Stock market timing is a major way that we add value to our clients' portfolios. Academic studies and common sense show that asset allocation is the most important decision that an investor can make. We aim to match or exceed the market returns during bull markets and significantly outperform the market during bear markets.

Studies have shown that proper stock market timing will typically outperform no market timing on a risk adjusted basis but not on an outright gross basis. We leave it to each client to determine their tolerance for risk and instruct us as to the strategy they prefer. Risk tolerant clients will generally prefer to forego stock market timing and look to make extra returns over the long run. Risk averse clients will generally prefer to use stock market timing to protect against significant equity drawdowns while still participating in most of the gains of bull markets.


We do this through the exhaustive study of stock market timing indicators. These include the major factors that affect the market, such as:
· The economy · Monetary policy and interest rates · Valuation · Market breadth · Stock Market trends · Sentiment

We have identified about three dozen key indicators that have had a persistent and powerful influence on the market through this century. We have discovered this through statistical studies of the impact of each of the indicators on the stock market. The individual market indicators are tested for reliability and strength. Several hundred indicators were tested over this century and especially since World War II before selecting the most powerful indicators that we use today.

This testing process is never finished. We are constantly monitoring the veracity of our current market indicators and look for better ones. Please see our chapter from the recent book Fundamental Analysis (Jack Schwager, John Wiley & Sons, 1995). This gives a good idea of the type of market indicators that we use.


The Courtney Smith & Co. Approach is to use a two step process to determine the asset allocation.

The first step is to create a diffusion index of the stock market indicators discussed above. A diffusion index simply adds up the percentage of the indicators that are bullish. For example, if seven of the ten indicators are bullish then our base allocation is 70% long the market. As another example, if five of the ten indicators are bullish then we would only recommend being 50% long the market with the balance of the account in cash or fixed income securities.

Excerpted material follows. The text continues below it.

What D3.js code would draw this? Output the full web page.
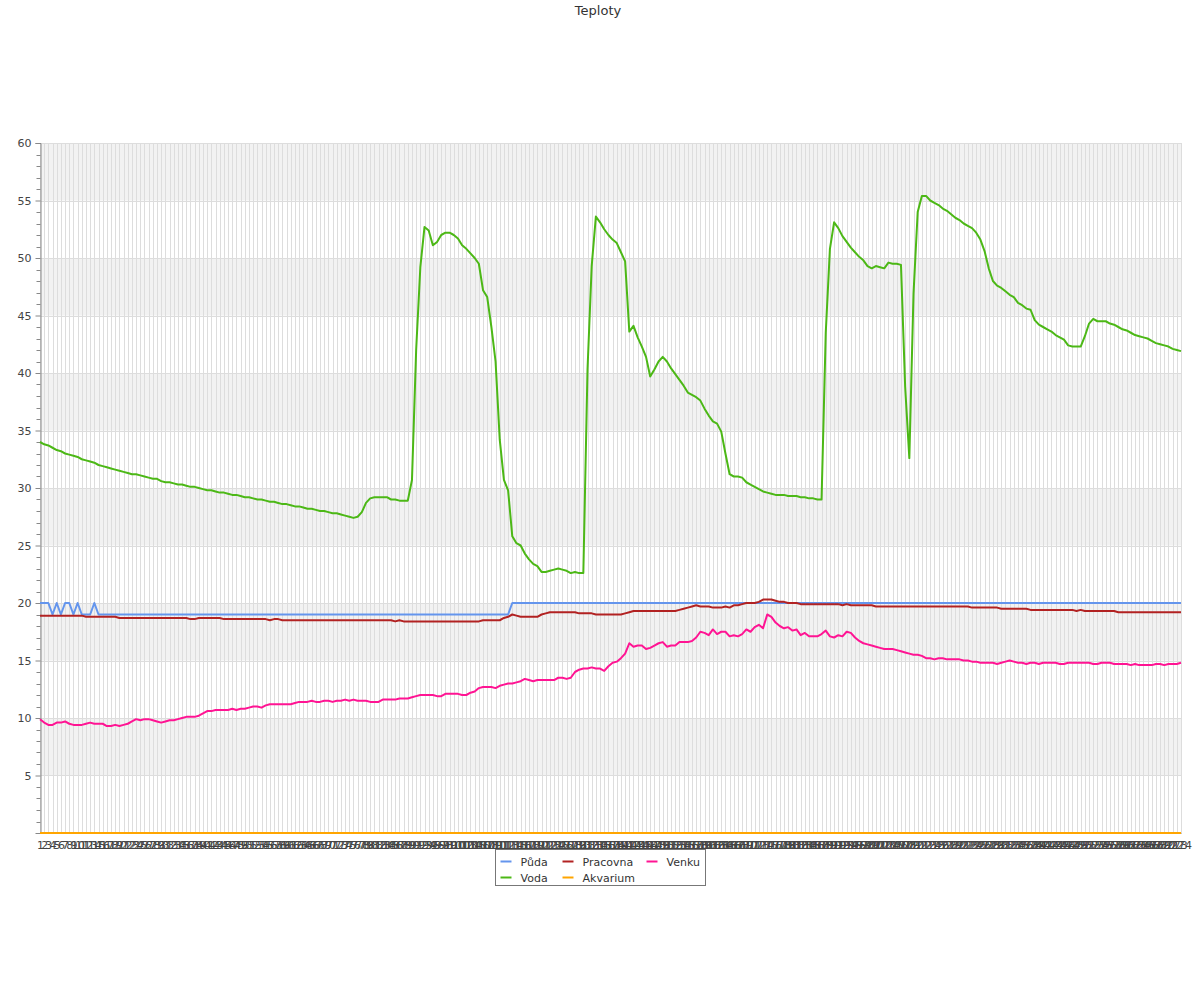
<!DOCTYPE html>
<html><head><meta charset="utf-8">
<script src="https://cdn.jsdelivr.net/npm/d3@7"></script>
<style>body{margin:0;background:#fff;font-family:"DejaVu Sans",sans-serif}</style>
</head><body>
<svg id="c" width="1200" height="1000"></svg>
<script>
const title = "Teploty";
const categories = d3.range(1, 275).map(String);
const yTicks = [5,10,15,20,25,30,35,40,45,50,55,60];
const seriesNames = ["Půda","Voda","Pracovna","Akvarium","Venku"];
const seriesColors = ["#6495ed","#4cb816","#b22222","#ffa500","#ff1493"];

const puda = [20,20,20,19,20,19,20,20,19,20,19,19,19,20,19,
19,19,19,19,19,19,19,19,19,19,19,19,19,19,19,19,19,19,19,19,19,19,19,19,19,
19,19,19,19,19,19,19,19,19,19,19,19,19,19,19,19,19,19,19,19,19,19,19,19,19,
19,19,19,19,19,19,19,19,19,19,19,19,19,19,19,19,19,19,19,19,19,19,19,19,19,
19,19,19,19,19,19,19,19,19,19,19,19,19,19,19,19,19,19,
19,19,19,19,19,
20,20,20,20,20,20,20,20,20,20,20,20,20,20,20,20,20,20,20,20,20,20,20,20,20,
20,20,20,20,20,20,20,20,20,20,20,20,20,20,20,20,20,20,20,20,20,20,20,20,20,
20,20,20,20,20,20,20,20,20,20,20,20,20,20,20,20,20,20,20,20,20,20,20,20,20,
20,20,20,20,20,20,20,20,20,20,20,20,20,20,20,20,20,20,20,20,20,20,20,20,20,
20,20,20,20,20,20,20,20,20,20,20,20,20,20,20,20,20,20,20,20,20,20,20,20,20,
20,20,20,20,20,20,20,20,20,20,20,20,20,20,20,20,
20,20,20,20,20,20,20,20,20,20,20,20,20,20,20,20,20,20,20,20];

const voda = [34.0,33.8,33.7,33.5,33.3,33.2,33.0,32.9,32.8,32.7,
32.5,32.4,32.3,32.2,32.0,31.9,31.8,31.7,31.6,31.5,
31.4,31.3,31.2,31.2,31.1,31.0,30.9,30.8,30.8,30.6,
30.5,30.5,30.4,30.3,30.3,30.2,30.1,30.1,30.0,29.9,
29.8,29.8,29.7,29.6,29.6,29.5,29.4,29.4,29.3,29.2,
29.2,29.1,29.0,29.0,28.9,28.8,28.8,28.7,28.6,28.6,
28.5,28.4,28.4,28.3,28.2,28.2,28.1,28.0,28.0,27.9,
27.8,27.8,27.7,27.6,27.5,27.4,27.5,27.9,28.7,29.1,
29.2,29.2,29.2,29.2,29.0,29.0,28.9,28.9,28.9,30.7,
42.0,49.2,52.7,52.4,51.1,51.4,52.0,52.2,52.2,52.0,
51.7,51.1,50.8,50.4,50.0,49.5,47.2,46.6,44.0,41.0,
34.2,30.7,29.8,25.8,25.2,25.0,24.3,23.8,23.4,23.2,
22.7,22.7,22.8,22.9,23.0,22.9,22.8,22.6,22.7,22.6,
22.6,40.3,49.3,53.6,53.1,52.5,52.0,51.6,51.3,50.5,
49.7,43.6,44.1,43.1,42.3,41.4,39.7,40.3,41.0,41.4,
41.0,40.4,39.9,39.4,38.9,38.3,38.1,37.9,37.6,36.9,
36.3,35.8,35.6,34.9,33.0,31.2,31.0,31.0,30.9,30.5,
30.3,30.1,29.9,29.7,29.6,29.5,29.4,29.4,29.4,29.3,
29.3,29.3,29.2,29.2,29.1,29.1,29.0,29.0,43.5,50.8,
53.1,52.6,51.9,51.4,50.9,50.5,50.1,49.8,49.3,49.1,
49.3,49.2,49.1,49.6,49.5,49.5,49.4,38.8,32.6,46.9,
54.0,55.4,55.4,55.0,54.8,54.6,54.3,54.1,53.8,53.5,
53.3,53.0,52.8,52.6,52.2,51.6,50.6,49.1,48.0,47.6,
47.4,47.1,46.8,46.6,46.1,45.9,45.6,45.5,44.6,44.2,
44.0,43.8,43.6,43.3,43.1,42.9,42.4,42.3,42.3,42.3,
43.2,44.3,44.7,44.5,44.5,44.5,44.3,44.2,44.0,43.8,
43.7,43.5,43.3,43.2,43.1,43.0,42.8,42.6,42.5,42.4,
42.3,42.1,42.0,41.9];

const pracovna = [18.9,18.9,18.9,18.9,18.9,18.9,18.9,18.9,18.9,18.9,
18.9,18.8,18.8,18.8,18.8,18.8,18.8,18.8,18.8,18.7,
18.7,18.7,18.7,18.7,18.7,18.7,18.7,18.7,18.7,18.7,
18.7,18.7,18.7,18.7,18.7,18.7,18.6,18.6,18.7,18.7,
18.7,18.7,18.7,18.7,18.6,18.6,18.6,18.6,18.6,18.6,
18.6,18.6,18.6,18.6,18.6,18.5,18.6,18.6,18.5,18.5,
18.5,18.5,18.5,18.5,18.5,18.5,18.5,18.5,18.5,18.5,
18.5,18.5,18.5,18.5,18.5,18.5,18.5,18.5,18.5,18.5,
18.5,18.5,18.5,18.5,18.5,18.4,18.5,18.4,18.4,18.4,
18.4,18.4,18.4,18.4,18.4,18.4,18.4,18.4,18.4,18.4,
18.4,18.4,18.4,18.4,18.4,18.4,18.5,18.5,18.5,18.5,
18.5,18.7,18.8,19.0,18.9,18.8,18.8,18.8,18.8,18.8,
19.0,19.1,19.2,19.2,19.2,19.2,19.2,19.2,19.2,19.1,
19.1,19.1,19.1,19.0,19.0,19.0,19.0,19.0,19.0,19.0,
19.1,19.2,19.3,19.3,19.3,19.3,19.3,19.3,19.3,19.3,
19.3,19.3,19.3,19.4,19.5,19.6,19.7,19.8,19.7,19.7,
19.7,19.6,19.6,19.6,19.7,19.6,19.8,19.8,19.9,20.0,
20.0,20.0,20.1,20.3,20.3,20.3,20.2,20.1,20.1,20.0,
20.0,20.0,19.9,19.9,19.9,19.9,19.9,19.9,19.9,19.9,
19.9,19.9,19.8,19.9,19.8,19.8,19.8,19.8,19.8,19.8,
19.7,19.7,19.7,19.7,19.7,19.7,19.7,19.7,19.7,19.7,
19.7,19.7,19.7,19.7,19.7,19.7,19.7,19.7,19.7,19.7,
19.7,19.7,19.7,19.6,19.6,19.6,19.6,19.6,19.6,19.6,
19.5,19.5,19.5,19.5,19.5,19.5,19.5,19.4,19.4,19.4,
19.4,19.4,19.4,19.4,19.4,19.4,19.4,19.4,19.3,19.4,
19.3,19.3,19.3,19.3,19.3,19.3,19.3,19.3,19.2,19.2,
19.2,19.2,19.2,19.2,19.2,19.2,19.2,19.2,19.2,19.2,
19.2,19.2,19.2,19.2];

const akvarium = categories.map(() => 0);

const venku = [9.9,9.6,9.4,9.4,9.6,9.6,9.7,9.5,9.4,9.4,
9.4,9.5,9.6,9.5,9.5,9.5,9.3,9.3,9.4,9.3,
9.4,9.5,9.7,9.9,9.8,9.9,9.9,9.8,9.7,9.6,
9.7,9.8,9.8,9.9,10.0,10.1,10.1,10.1,10.2,10.4,
10.6,10.6,10.7,10.7,10.7,10.7,10.8,10.7,10.8,10.8,
10.9,11.0,11.0,10.9,11.1,11.2,11.2,11.2,11.2,11.2,
11.2,11.3,11.4,11.4,11.4,11.5,11.4,11.4,11.5,11.5,
11.4,11.5,11.5,11.6,11.5,11.6,11.5,11.5,11.5,11.4,
11.4,11.4,11.6,11.6,11.6,11.6,11.7,11.7,11.7,11.8,
11.9,12.0,12.0,12.0,12.0,11.9,11.9,12.1,12.1,12.1,
12.1,12.0,12.0,12.2,12.3,12.6,12.7,12.7,12.7,12.6,
12.8,12.9,13.0,13.0,13.1,13.2,13.4,13.3,13.2,13.3,
13.3,13.3,13.3,13.3,13.5,13.5,13.4,13.5,14.0,14.2,
14.3,14.3,14.4,14.3,14.3,14.1,14.5,14.8,14.9,15.2,
15.6,16.5,16.2,16.3,16.3,16.0,16.1,16.3,16.5,16.6,
16.2,16.3,16.3,16.6,16.6,16.6,16.7,17.0,17.5,17.4,
17.2,17.7,17.3,17.5,17.5,17.1,17.2,17.1,17.3,17.7,
17.5,17.9,18.1,17.8,19.0,18.8,18.3,18.0,17.8,17.9,
17.6,17.7,17.2,17.4,17.1,17.1,17.1,17.3,17.6,17.1,
17.0,17.2,17.1,17.5,17.4,17.0,16.7,16.5,16.4,16.3,
16.2,16.1,16.0,16.0,16.0,15.9,15.8,15.7,15.6,15.5,
15.5,15.4,15.2,15.2,15.1,15.2,15.2,15.1,15.1,15.1,
15.1,15.0,15.0,14.9,14.9,14.8,14.8,14.8,14.8,14.7,
14.8,14.9,15.0,14.9,14.8,14.8,14.7,14.8,14.8,14.7,
14.8,14.8,14.8,14.8,14.7,14.7,14.8,14.8,14.8,14.8,
14.8,14.8,14.7,14.7,14.8,14.8,14.8,14.7,14.7,14.7,
14.7,14.6,14.7,14.6,14.6,14.6,14.6,14.7,14.7,14.6,
14.7,14.7,14.7,14.8];

const seriesData = [puda, voda, pracovna, akvarium, venku];

const svg = d3.select("#c");
const pLeft = 40, pRight = 1181, pTop = 143, pBottom = 833;
const x = d3.scalePoint().domain(categories).range([pLeft, pRight]);
const y = d3.scaleLinear().domain([0, 60]).range([pBottom, pTop]);

svg.append("text").attr("x", 598).attr("y", 15).attr("text-anchor", "middle")
  .attr("font-size", 13).attr("fill", "#333").text(title);

const g = svg.append("g");
for (let v = 5; v < 60; v += 10) {
  g.append("rect").attr("x", pLeft).attr("width", pRight - pLeft)
    .attr("y", y(v + 5)).attr("height", y(v) - y(v + 5)).attr("fill", "#f2f2f2");
}
g.selectAll("line.vg").data(categories).enter().append("line")
  .attr("x1", d => Math.round(x(d)) + 0.5).attr("x2", d => Math.round(x(d)) + 0.5)
  .attr("y1", pTop).attr("y2", pBottom).attr("stroke", "#dddddd").attr("stroke-width", 1);
g.selectAll("line.hg").data(yTicks).enter().append("line")
  .attr("x1", pLeft).attr("x2", pRight)
  .attr("y1", d => Math.round(y(d)) + 0.5).attr("y2", d => Math.round(y(d)) + 0.5)
  .attr("stroke", "#dddddd");

const yAxis = d3.axisLeft(y).tickValues(yTicks).tickSize(5).tickPadding(4);
const ya = svg.append("g").attr("transform", `translate(${pLeft + 0.5},0)`).call(yAxis);
ya.select(".domain").attr("stroke", "#888");
ya.selectAll(".tick line").attr("stroke", "#888");
ya.selectAll("text").attr("font-size", 11).attr("fill", "#444").attr("font-family", "DejaVu Sans");
const minor = d3.range(1, 60).filter(v => v % 5 !== 0);
ya.selectAll("line.minor").data(minor).enter().append("line")
  .attr("x1", -4).attr("x2", 0)
  .attr("y1", d => Math.round(y(d)) + 0.5).attr("y2", d => Math.round(y(d)) + 0.5)
  .attr("stroke", "#888");

const xAxis = d3.axisBottom(x).tickSize(0).tickPadding(8);
const xa = svg.append("g").attr("transform", `translate(0,${pBottom})`).call(xAxis);
xa.select(".domain").attr("stroke", "#888");
xa.selectAll("text").attr("font-size", 11).attr("fill", "#444").attr("font-family", "DejaVu Sans");

const line = d3.line().x((d, i) => x(categories[i])).y(d => y(d));
[0, 1, 2, 4, 3].forEach(k => {
  svg.append("path").datum(seriesData[k]).attr("d", line)
    .attr("fill", "none").attr("stroke", seriesColors[k]).attr("stroke-width", 2)
    .attr("stroke-linejoin", "round");
});

const lg = svg.append("g").attr("transform", "translate(495.5,849.5)");
lg.append("rect").attr("width", 210).attr("height", 36).attr("fill", "#fff").attr("stroke", "#777");
const legendPos = [[5, 12], [5, 28], [67, 12], [67, 28], [151, 12]];
seriesNames.forEach((n, k) => {
  const [lx, ly] = legendPos[k];
  lg.append("line").attr("x1", lx).attr("x2", lx + 11).attr("y1", ly).attr("y2", ly)
    .attr("stroke", seriesColors[k]).attr("stroke-width", 2);
  lg.append("text").attr("x", lx + 20).attr("y", ly + 4).attr("font-size", 11)
    .attr("fill", "#333").text(n);
});
</script>
</body></html>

The second step is to make minor adjustments to the base asset allocation. We do this to account for special circumstances that are not considered in the indicators that we use for asset allocation. For example, the effect of changes in the tax code are not considered because they happen irregularly. We allow a deviation from the asset allocation model of 10% on either side of the suggested allocation depending on the qualitative judgment of the Chief Investment Officer.

This two step process then gives a final asset allocation to the stock market. We invest primarily in the stock market because studies have shown that long term investment in the stock market will outperform fixed income investing. We therefore wish to have the odds in our favor.

The balance of the account is then invested in some type of fixed income. The length of the maturity of the fixed income is determined by the same process as the asset allocation of the stock portion of the account. Courtney Smith & Co has developed a model for investing in the bond market. We invest the balance in bonds when the model is bullish and invest it in money market instruments when the model is bearish.


We believe that the Courtney Smith & Co. Stock Market Timing Approach is disciplined and rigorous. At the same time, there is enough flexibility to account for sudden stock market movements. As a result, we believe that it presents superior performance with controlled risk.